MEPs to urge headscarf rethink

MEPs to urge headscarf rethink

A cross party group of MEPs is calling on France to reverse a controversial ban on headscarves in schools.

Five MEPs will on Wednesday launch a “written declaration” in the European Parliament in Strasbourg urging Paris to overturn its ban on “conspicuous religious symbols” brought into force across French schools last year.

The deputies are arguing for the right to wear religious symbols - from headscarves to large Christian crosses -  a ban which they say infringes European human rights.

MEPs believe “This ban on the Christian cross, Jewish skullcap, Muslim hijab, and Sikh turban  to be an infringement of human rights, in particular Article 9 of the European Convention on Human Rights”, reads the declaration.

"Blanket national bans like the French one instituted in the name of secularism may be well-intentioned, but they fail to acknowledge individual identity and the diversity of Europe's population.

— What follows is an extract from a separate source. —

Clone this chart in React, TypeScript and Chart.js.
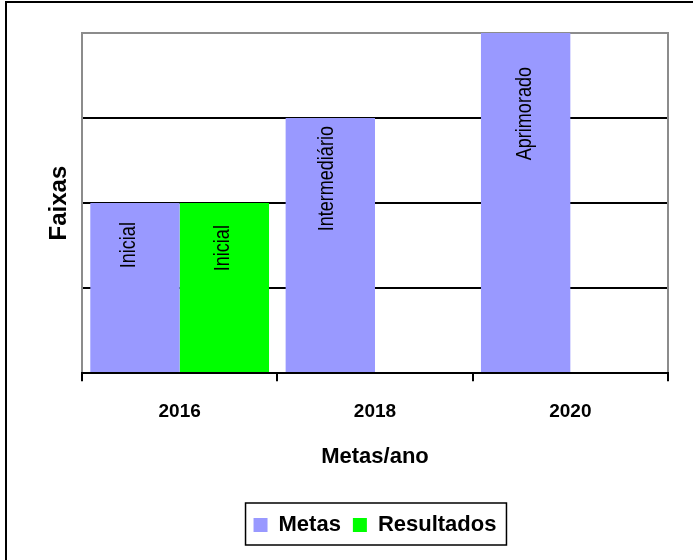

It would be unhelpful if similar action spread across the EU," said ALDE MEP Baroness Ludford.

"The whole EU is debating how to promote integration, but as a Liberal Democrat I am clear that forced assimilation is not the answer."

The declaration is signed by French MEP Alain Lipietz, and his UK colleagues Caroline Lucas, Philip Bushill-Matthews, Baroness Sarah Ludford and Claude Moraes.

It needs the signatories of at least 367 MEPs within three months if it is to become a resolution debated at the full European Parliament.